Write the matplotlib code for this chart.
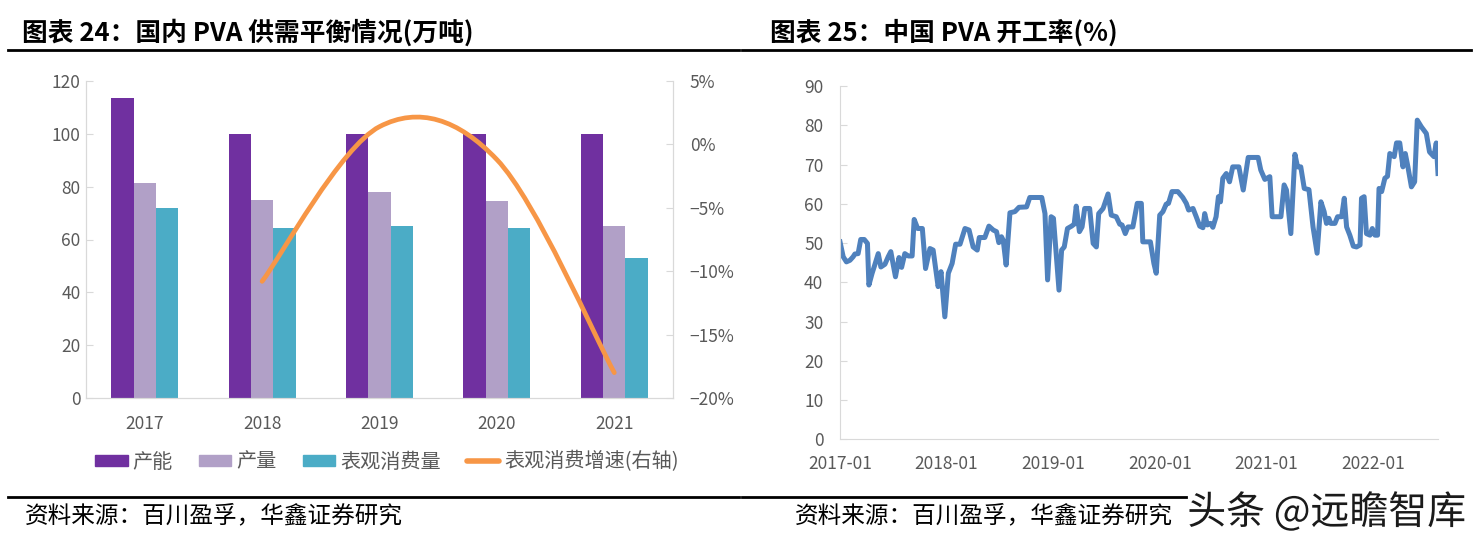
import numpy as np
import pandas as pd
import matplotlib
matplotlib.use("Agg")
import matplotlib.pyplot as plt
import matplotlib.dates as mdates
import matplotlib.patheffects as pe
from matplotlib.path import Path
from matplotlib.patches import PathPatch, Patch
from matplotlib.lines import Line2D
from matplotlib.ticker import FuncFormatter, MultipleLocator

plt.rcParams['font.family'] = ['Noto Sans CJK SC', 'DejaVu Sans']

# 图表24 data (万吨)
years = ['2017', '2018', '2019', '2020', '2021']
capacity = [113.4, 100.0, 100.0, 100.0, 100.0]
production = [81.3, 74.8, 78.1, 74.4, 65.2]
consumption = [72.0, 64.2, 65.1, 64.2, 52.9]
growth_years = ['2018', '2019', '2020', '2021']
growth = [-10.8, 1.4, -1.2, -18.0]

# 图表25 data: PVA operating rate (%)
rate_dates = [
    '2017-01-01', '2017-01-12', '2017-01-23', '2017-02-04', '2017-02-15', '2017-02-21',
    '2017-03-04', '2017-03-13', '2017-03-25', '2017-04-05', '2017-04-10', '2017-04-21',
    '2017-04-30', '2017-05-12', '2017-05-21', '2017-06-04', '2017-06-15', '2017-06-24',
    '2017-07-10', '2017-07-22', '2017-07-31', '2017-08-11', '2017-08-23', '2017-09-05',
    '2017-09-12', '2017-09-24', '2017-10-10', '2017-10-21', '2017-11-05', '2017-11-16',
    '2017-12-03', '2017-12-13', '2017-12-26', '2018-01-07', '2018-01-20', '2018-02-01',
    '2018-02-16', '2018-03-05', '2018-03-19', '2018-04-02', '2018-04-16', '2018-04-23',
    '2018-05-12', '2018-05-26', '2018-06-10', '2018-06-21', '2018-06-29', '2018-07-08',
    '2018-07-14', '2018-07-24', '2018-08-06', '2018-08-23', '2018-09-06', '2018-10-02',
    '2018-10-13', '2018-11-23', '2018-12-04', '2018-12-13', '2018-12-25', '2019-01-02',
    '2019-01-21', '2019-01-30', '2019-02-08', '2019-02-19', '2019-03-05', '2019-03-14',
    '2019-03-21', '2019-04-01', '2019-04-10', '2019-04-19', '2019-05-06', '2019-05-18',
    '2019-05-29', '2019-06-06', '2019-06-21', '2019-07-08', '2019-07-19', '2019-08-05',
    '2019-08-17', '2019-08-25', '2019-09-05', '2019-09-14', '2019-10-01', '2019-10-16',
    '2019-10-30', '2019-11-04', '2019-11-30', '2019-12-12', '2019-12-20', '2020-01-01',
    '2020-01-12', '2020-01-23', '2020-01-31', '2020-02-12', '2020-03-03', '2020-03-20',
    '2020-04-01', '2020-04-09', '2020-04-24', '2020-05-05', '2020-05-17', '2020-05-28',
    '2020-06-03', '2020-06-12', '2020-06-23', '2020-07-01', '2020-07-12', '2020-07-20',
    '2020-07-27', '2020-08-04', '2020-08-16', '2020-08-27', '2020-09-07', '2020-09-28',
    '2020-10-13', '2020-10-30', '2020-12-03', '2020-12-12', '2020-12-26', '2021-01-12',
    '2021-01-20', '2021-02-19', '2021-03-02', '2021-03-10', '2021-03-25', '2021-04-08',
    '2021-04-17', '2021-04-28', '2021-05-10', '2021-05-26', '2021-06-09', '2021-06-23',
    '2021-07-06', '2021-07-17', '2021-07-25', '2021-08-02', '2021-08-09', '2021-08-23',
    '2021-09-01', '2021-09-15', '2021-09-24', '2021-10-02', '2021-10-13', '2021-10-25',
    '2021-11-05', '2021-11-17', '2021-11-22', '2021-12-01', '2021-12-09', '2021-12-21',
    '2021-12-29', '2022-01-07', '2022-01-16', '2022-01-21', '2022-01-30', '2022-02-10',
    '2022-02-19', '2022-02-27', '2022-03-14', '2022-03-22', '2022-04-02', '2022-04-13',
    '2022-04-21', '2022-04-30', '2022-05-12', '2022-05-23', '2022-06-01', '2022-06-15',
    '2022-07-02', '2022-07-13', '2022-07-28', '2022-08-05', '2022-08-11',
]
rate_values = [
    50.3, 46.5, 45.2, 45.6, 46.5, 47.2,
    47.3, 50.9, 50.9, 49.9, 39.3, 42.3,
    44.4, 47.3, 43.9, 44.6, 46.5, 47.8,
    41.4, 46.3, 43.8, 47.3, 46.7, 46.7,
    56.0, 53.7, 53.7, 43.5, 48.6, 48.2,
    38.9, 42.7, 31.2, 42.3, 44.8, 49.7,
    49.7, 53.7, 53.3, 49.0, 48.2, 51.4,
    51.4, 54.3, 53.3, 52.9, 50.1, 51.6,
    50.7, 44.4, 57.7, 58.0, 59.1, 59.2,
    61.6, 61.6, 57.5, 40.6, 56.7, 56.3,
    38.0, 48.2, 49.0, 53.7, 54.3, 54.8,
    59.4, 52.9, 54.1, 58.8, 58.8, 49.9,
    49.0, 57.5, 58.8, 62.5, 57.1, 56.7,
    54.8, 54.6, 52.4, 54.1, 54.1, 60.1,
    60.1, 50.3, 50.3, 44.8, 42.3, 57.1,
    58.0, 59.9, 60.1, 63.1, 63.1, 61.6,
    60.1, 58.4, 58.8, 56.7, 54.3, 53.9,
    57.5, 54.6, 55.0, 54.0, 56.7, 61.8,
    60.5, 66.5, 67.7, 65.6, 69.4, 69.4,
    63.5, 71.8, 71.8, 68.6, 66.2, 66.9,
    56.7, 56.7, 64.8, 63.5, 52.4, 72.6,
    69.4, 69.4, 63.9, 63.6, 54.1, 47.4,
    60.5, 58.0, 55.0, 56.3, 55.0, 55.0,
    56.7, 56.7, 61.4, 54.1, 52.0, 49.2,
    49.0, 49.5, 61.4, 61.8, 52.4, 52.0,
    53.7, 52.0, 52.0, 63.9, 63.1, 66.5,
    67.0, 72.8, 72.0, 75.5, 75.5, 69.4,
    72.8, 69.4, 64.3, 65.6, 81.3, 79.6,
    77.9, 73.2, 72.0, 75.5, 67.7,
]

PURPLE = '#7030A0'
LAVENDER = '#B1A0C7'
TEAL = '#4BACC6'
ORANGE = '#F79646'
BLUE = '#4F81BD'
GRID = '#D9D9D9'
LABEL = '#595959'

W, H = 1476, 540


def fx(px):
    return px / W


def fy(py):
    return 1 - py / H


def smooth_path(xs, ys):
    # Excel-style smoothed line: Catmull-Rom segments as cubic Beziers
    pts = np.column_stack([xs, ys]).astype(float)
    n = len(pts)
    verts = [pts[0]]
    codes = [Path.MOVETO]
    for i in range(n - 1):
        p0 = pts[max(i - 1, 0)]
        p1 = pts[i]
        p2 = pts[i + 1]
        p3 = pts[min(i + 2, n - 1)]
        c1 = p1 + (p2 - p0) / 6
        c2 = p2 - (p3 - p1) / 6
        verts += [c1, c2, p2]
        codes += [Path.CURVE4] * 3
    return Path(verts, codes)


fig = plt.figure(figsize=(W / 100, H / 100), dpi=100)

# ---------------- left chart: supply / demand balance ----------------
ax1 = fig.add_axes([fx(86), fy(398), fx(673 - 86), (398 - 81) / H])
x = np.arange(len(years))
w = 0.19
ax1.bar(x - w, capacity, w, color=PURPLE, label='产能')
ax1.bar(x, production, w, color=LAVENDER, label='产量')
ax1.bar(x + w, consumption, w, color=TEAL, label='表观消费量')
ax1.set_xlim(-0.5, len(years) - 0.5)
ax1.set_ylim(0, 120)
ax1.yaxis.set_major_locator(MultipleLocator(20))
ax1.set_xticks(x)
ax1.set_xticklabels(years)

ax2 = ax1.twinx()
gx = [years.index(y) for y in growth_years]
ax2.add_patch(PathPatch(smooth_path(gx, growth), facecolor='none',
                        edgecolor=ORANGE, lw=3.4, capstyle='round'))
ax2.set_ylim(-20, 5)
ax2.yaxis.set_major_locator(MultipleLocator(5))
ax2.yaxis.set_major_formatter(FuncFormatter(
    lambda v, p: f'{v:.0f}%'.replace('-', '\u2212')))

for a in (ax1, ax2):
    for s in a.spines.values():
        s.set_color(GRID)
    a.spines['top'].set_visible(False)
ax1.tick_params(axis='y', direction='in', length=5, color=GRID,
                labelcolor=LABEL, labelsize=12.5, pad=4)
ax1.tick_params(axis='x', length=0, labelcolor=LABEL, labelsize=12.5, pad=12)
ax2.tick_params(axis='y', direction='in', length=5, color=GRID,
                labelcolor=LABEL, labelsize=12.5, pad=12)

handles = [Patch(color=PURPLE), Patch(color=LAVENDER), Patch(color=TEAL),
           Line2D([], [], color=ORANGE, lw=4, solid_capstyle='round')]
labels = ['产能', '产量', '表观消费量', '表观消费增速(右轴)']
fig.legend(handles, labels, loc='center', bbox_to_anchor=(fx(387), fy(462)),
           ncol=4, frameon=False, fontsize=14.5, labelcolor=LABEL,
           handlelength=1.6, handleheight=0.45, handletextpad=0.25,
           columnspacing=1.3)

# ---------------- right chart: operating rate ----------------
ax3 = fig.add_axes([fx(840), fy(439.3), fx(1438 - 840), (439.3 - 86) / H])
dates = pd.to_datetime(rate_dates)
ax3.plot(dates, rate_values, color=BLUE, lw=3.6, solid_joinstyle='round')
ax3.set_xlim(dates[0], dates[-1])
ax3.set_ylim(0, 90)
ax3.yaxis.set_major_locator(MultipleLocator(10))
ax3.xaxis.set_major_locator(mdates.YearLocator())
ax3.xaxis.set_major_formatter(mdates.DateFormatter('%Y-%m'))
for s in ('top', 'right'):
    ax3.spines[s].set_visible(False)
for s in ('left', 'bottom'):
    ax3.spines[s].set_color(GRID)
ax3.tick_params(axis='y', direction='in', length=5, color=GRID,
                labelcolor=LABEL, labelsize=12.5, pad=12)
ax3.tick_params(axis='x', length=0, labelcolor=LABEL, labelsize=12.5, pad=11)

# ---------------- titles, rules, sources ----------------
fig.text(fx(22), fy(33), '图表 24：国内 PVA 供需平衡情况(万吨)',
         fontsize=18.5, fontweight='bold', va='center', ha='left')
fig.text(fx(770), fy(33), '图表 25：中国 PVA 开工率(%)',
         fontsize=18.5, fontweight='bold', va='center', ha='left')
for x0, x1, yy in [(8, 739, 50), (742, 1471, 50), (8, 739, 497), (742, 1186, 497)]:
    fig.add_artist(Line2D([fx(x0), fx(x1)], [fy(yy), fy(yy)],
                          color='black', lw=2))
fig.text(fx(25), fy(516), '资料来源：百川盈孚，华鑫证券研究',
         fontsize=17, va='center', ha='left')
fig.text(fx(795), fy(516), '资料来源：百川盈孚，华鑫证券研究',
         fontsize=17, va='center', ha='left')
fig.text(fx(1466), fy(513), '头条 @远瞻智库', fontsize=28, va='center',
         ha='right', color='#1a1a1a',
         path_effects=[pe.withStroke(linewidth=3, foreground='white')])

fig.savefig('out.png', dpi=100)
^^^^
Could the lines from the top of the material through the line with "growth = [-10.8, 1.4, -1.2, -18.0]" be repeated exactly, pictures left out?

Write the matplotlib code for this chart.
import numpy as np
import pandas as pd
import matplotlib
matplotlib.use("Agg")
import matplotlib.pyplot as plt
import matplotlib.dates as mdates
import matplotlib.patheffects as pe
from matplotlib.path import Path
from matplotlib.patches import PathPatch, Patch
from matplotlib.lines import Line2D
from matplotlib.ticker import FuncFormatter, MultipleLocator

plt.rcParams['font.family'] = ['Noto Sans CJK SC', 'DejaVu Sans']

# 图表24 data (万吨)
years = ['2017', '2018', '2019', '2020', '2021']
capacity = [113.4, 100.0, 100.0, 100.0, 100.0]
production = [81.3, 74.8, 78.1, 74.4, 65.2]
consumption = [72.0, 64.2, 65.1, 64.2, 52.9]
growth_years = ['2018', '2019', '2020', '2021']
growth = [-10.8, 1.4, -1.2, -18.0]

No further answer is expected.